International wire transfers often require additional identifiers, such as a SWIFT/BIC code and an International Bank Account Number (IBAN). A SWIFT/BIC code identifies the bank, country, location, and sometimes a specific branch. The IBAN identifies a specific bank account internationally, including country code, check digits, and the bank account number. A mismatch in the recipient’s name with the account name registered at the receiving bank is another common reason for rejection, as banks often verify both the account number and the name for security purposes. Providing incomplete details, like an incorrect recipient address or bank name, particularly for international transfers, can also lead to delays or returns.
The status of the accounts involved, both sender and recipient, can also lead to a wire transfer being returned. A primary issue on the sender’s side is insufficient funds; if the account lacks the necessary balance to cover the transfer amount and associated fees, the wire will not be sent or will be rejected. Banks typically require clear funds to be available before initiating such a transaction.
On the recipient’s end, various account statuses can prevent successful deposit. If the recipient’s account is closed, the funds cannot be credited and will be returned to the sender. Accounts that are frozen due to legal actions, such as court orders or garnishments, or due to bank-initiated freezes for suspicious activity, will also reject incoming wire transfers. Furthermore, some banks may impose holds on newly opened accounts, restricting the immediate receipt of large transfers.

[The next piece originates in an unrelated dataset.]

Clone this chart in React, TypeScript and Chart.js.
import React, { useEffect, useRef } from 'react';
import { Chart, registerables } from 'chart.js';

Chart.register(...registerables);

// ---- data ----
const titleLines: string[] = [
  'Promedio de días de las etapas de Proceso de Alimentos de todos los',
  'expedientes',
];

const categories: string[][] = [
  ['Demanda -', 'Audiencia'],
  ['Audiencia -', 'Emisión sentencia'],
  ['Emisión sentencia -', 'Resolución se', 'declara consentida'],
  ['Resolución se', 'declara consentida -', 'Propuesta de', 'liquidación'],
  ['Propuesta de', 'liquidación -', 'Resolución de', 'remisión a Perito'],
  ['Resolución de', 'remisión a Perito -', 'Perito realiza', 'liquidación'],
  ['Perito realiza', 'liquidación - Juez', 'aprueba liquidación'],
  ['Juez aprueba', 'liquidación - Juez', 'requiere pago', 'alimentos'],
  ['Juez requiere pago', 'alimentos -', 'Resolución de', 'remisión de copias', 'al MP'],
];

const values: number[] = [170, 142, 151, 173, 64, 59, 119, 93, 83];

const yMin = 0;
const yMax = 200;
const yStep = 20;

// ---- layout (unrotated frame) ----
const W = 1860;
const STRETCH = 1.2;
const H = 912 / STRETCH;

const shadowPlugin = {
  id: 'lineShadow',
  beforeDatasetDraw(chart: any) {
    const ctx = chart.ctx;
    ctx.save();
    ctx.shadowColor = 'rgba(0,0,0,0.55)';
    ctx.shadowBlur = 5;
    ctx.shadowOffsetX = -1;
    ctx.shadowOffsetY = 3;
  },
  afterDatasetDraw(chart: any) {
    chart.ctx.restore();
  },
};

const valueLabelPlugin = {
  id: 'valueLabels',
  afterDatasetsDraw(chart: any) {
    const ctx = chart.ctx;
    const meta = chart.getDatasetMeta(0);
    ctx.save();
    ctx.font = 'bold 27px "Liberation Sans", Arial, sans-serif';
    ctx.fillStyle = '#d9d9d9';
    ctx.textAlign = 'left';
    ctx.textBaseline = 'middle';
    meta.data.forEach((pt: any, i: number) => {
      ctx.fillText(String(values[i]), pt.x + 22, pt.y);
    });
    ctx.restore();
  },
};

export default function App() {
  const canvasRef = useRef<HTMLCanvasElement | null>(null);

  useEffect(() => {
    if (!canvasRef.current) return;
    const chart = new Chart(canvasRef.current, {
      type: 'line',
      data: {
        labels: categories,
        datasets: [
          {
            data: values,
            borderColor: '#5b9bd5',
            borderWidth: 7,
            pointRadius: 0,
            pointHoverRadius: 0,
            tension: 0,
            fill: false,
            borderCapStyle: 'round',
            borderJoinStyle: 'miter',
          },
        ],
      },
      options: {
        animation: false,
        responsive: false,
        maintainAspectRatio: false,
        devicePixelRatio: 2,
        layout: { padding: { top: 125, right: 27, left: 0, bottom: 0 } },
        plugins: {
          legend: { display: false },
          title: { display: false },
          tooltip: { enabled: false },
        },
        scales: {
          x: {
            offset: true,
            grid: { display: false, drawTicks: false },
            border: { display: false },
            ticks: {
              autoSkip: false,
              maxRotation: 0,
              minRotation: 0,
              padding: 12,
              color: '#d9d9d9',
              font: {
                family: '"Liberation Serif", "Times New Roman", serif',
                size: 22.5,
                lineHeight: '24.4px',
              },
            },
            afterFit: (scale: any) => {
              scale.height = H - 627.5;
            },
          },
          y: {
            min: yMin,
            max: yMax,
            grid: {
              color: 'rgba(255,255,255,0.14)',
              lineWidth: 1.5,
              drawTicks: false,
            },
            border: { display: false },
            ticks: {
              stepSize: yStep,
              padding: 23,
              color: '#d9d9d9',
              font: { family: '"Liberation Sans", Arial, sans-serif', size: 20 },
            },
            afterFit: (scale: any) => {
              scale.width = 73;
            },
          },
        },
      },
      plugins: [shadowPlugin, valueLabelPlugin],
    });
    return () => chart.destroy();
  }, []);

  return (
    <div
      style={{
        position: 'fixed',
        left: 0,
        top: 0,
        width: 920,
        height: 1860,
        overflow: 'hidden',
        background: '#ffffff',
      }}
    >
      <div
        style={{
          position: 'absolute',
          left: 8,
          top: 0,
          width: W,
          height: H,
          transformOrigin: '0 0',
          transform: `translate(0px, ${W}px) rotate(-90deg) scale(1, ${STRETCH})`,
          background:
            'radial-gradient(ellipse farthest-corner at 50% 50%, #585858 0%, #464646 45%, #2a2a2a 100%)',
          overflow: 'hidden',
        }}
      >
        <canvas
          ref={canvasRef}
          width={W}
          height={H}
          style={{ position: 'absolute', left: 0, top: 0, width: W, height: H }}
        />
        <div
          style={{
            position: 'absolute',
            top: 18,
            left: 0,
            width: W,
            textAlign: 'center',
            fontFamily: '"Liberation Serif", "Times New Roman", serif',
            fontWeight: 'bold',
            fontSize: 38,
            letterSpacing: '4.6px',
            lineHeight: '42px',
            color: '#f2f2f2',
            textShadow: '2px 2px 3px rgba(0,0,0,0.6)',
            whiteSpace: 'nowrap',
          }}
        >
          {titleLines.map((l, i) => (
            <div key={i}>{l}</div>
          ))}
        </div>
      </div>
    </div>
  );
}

Financial institutions establish daily or per-transaction limits on wire transfers, which vary based on the bank, account type, and customer history. For instance, online transfers for individuals can be capped at amounts like $1,000 to $5,000, and for businesses, up to $1 million. Exceeding these limits will result in the transfer being rejected.

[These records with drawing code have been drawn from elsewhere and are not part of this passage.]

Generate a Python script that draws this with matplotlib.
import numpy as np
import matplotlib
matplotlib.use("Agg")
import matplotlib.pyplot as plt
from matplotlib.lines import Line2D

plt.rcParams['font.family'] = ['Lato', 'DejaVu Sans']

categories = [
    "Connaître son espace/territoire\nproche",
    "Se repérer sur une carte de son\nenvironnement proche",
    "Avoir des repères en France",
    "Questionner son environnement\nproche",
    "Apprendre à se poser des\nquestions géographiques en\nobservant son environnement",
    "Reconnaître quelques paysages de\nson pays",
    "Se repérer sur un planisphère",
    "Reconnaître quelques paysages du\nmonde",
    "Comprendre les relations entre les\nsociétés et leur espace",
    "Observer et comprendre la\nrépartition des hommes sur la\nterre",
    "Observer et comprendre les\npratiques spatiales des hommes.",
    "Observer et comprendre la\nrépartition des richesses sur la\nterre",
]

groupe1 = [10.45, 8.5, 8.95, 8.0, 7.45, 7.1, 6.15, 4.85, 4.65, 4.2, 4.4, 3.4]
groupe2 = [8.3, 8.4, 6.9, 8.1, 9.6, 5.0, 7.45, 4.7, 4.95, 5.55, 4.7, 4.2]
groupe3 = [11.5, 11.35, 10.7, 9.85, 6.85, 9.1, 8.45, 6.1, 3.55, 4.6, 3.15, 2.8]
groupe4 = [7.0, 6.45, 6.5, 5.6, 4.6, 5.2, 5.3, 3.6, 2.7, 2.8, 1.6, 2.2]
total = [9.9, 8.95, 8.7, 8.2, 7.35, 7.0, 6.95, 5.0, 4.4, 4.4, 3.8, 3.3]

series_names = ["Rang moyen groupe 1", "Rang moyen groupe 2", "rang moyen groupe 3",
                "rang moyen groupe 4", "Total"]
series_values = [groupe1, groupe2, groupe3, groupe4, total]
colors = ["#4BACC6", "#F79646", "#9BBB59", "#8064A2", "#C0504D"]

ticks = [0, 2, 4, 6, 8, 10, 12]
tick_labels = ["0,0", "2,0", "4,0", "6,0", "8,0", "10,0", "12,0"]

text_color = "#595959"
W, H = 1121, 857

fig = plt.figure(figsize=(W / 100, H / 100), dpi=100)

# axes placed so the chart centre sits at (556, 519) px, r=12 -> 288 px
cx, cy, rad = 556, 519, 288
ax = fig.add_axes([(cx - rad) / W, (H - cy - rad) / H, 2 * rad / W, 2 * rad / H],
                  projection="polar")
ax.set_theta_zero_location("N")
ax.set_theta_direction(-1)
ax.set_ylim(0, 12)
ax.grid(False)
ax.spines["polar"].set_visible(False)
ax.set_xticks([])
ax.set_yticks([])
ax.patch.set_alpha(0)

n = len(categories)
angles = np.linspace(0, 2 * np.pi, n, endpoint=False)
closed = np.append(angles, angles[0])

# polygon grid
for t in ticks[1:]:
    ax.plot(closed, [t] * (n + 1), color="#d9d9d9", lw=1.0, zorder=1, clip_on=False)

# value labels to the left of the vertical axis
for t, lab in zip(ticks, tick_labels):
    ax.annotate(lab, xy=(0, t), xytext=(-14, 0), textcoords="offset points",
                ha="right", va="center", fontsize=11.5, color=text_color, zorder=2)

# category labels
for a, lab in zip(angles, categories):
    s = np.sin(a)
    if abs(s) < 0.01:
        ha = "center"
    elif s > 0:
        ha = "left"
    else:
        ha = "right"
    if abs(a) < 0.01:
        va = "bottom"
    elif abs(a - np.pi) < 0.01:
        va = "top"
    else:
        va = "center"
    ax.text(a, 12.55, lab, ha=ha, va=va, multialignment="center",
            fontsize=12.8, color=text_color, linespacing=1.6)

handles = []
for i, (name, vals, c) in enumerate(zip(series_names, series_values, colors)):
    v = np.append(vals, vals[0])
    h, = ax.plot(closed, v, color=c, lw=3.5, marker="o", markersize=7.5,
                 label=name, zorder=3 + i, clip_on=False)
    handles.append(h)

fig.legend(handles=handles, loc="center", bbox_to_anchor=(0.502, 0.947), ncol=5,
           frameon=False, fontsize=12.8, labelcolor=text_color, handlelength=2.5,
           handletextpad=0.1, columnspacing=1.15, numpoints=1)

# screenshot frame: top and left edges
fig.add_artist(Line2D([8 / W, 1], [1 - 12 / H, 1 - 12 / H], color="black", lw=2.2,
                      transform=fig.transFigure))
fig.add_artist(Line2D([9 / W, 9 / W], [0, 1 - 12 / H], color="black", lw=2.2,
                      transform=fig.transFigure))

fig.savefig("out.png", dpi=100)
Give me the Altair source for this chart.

Banks employ compliance and security protocols that can lead to wire transfers being returned, even if all other details are accurate. Fraud detection systems monitor transactions for unusual patterns or suspicious activity. A transfer that deviates significantly from a customer’s typical behavior, such as an unusually large amount or a transfer to a new or high-risk recipient or country, may be flagged and returned.
Anti-Money Laundering (AML) regulations, rooted in laws like the Bank Secrecy Act (BSA) in the U.S., mandate that financial institutions monitor transactions for signs of illicit financial activity. If a wire transfer raises red flags related to potential money laundering, such as structuring transactions to avoid reporting thresholds, the bank may investigate, delay, or return the funds.
International sanctions, enforced by entities like the Office of Foreign Assets Control (OFAC) in the U.S., prohibit transactions involving sanctioned individuals, entities, or countries. Banks screen all international wire transfers against these lists, and any match will result in the immediate blocking or return of the funds.
Beyond external regulations, banks maintain internal policies and risk assessments. A wire transfer might be returned if it does not align with these operational guidelines, even if it does not violate a specific law.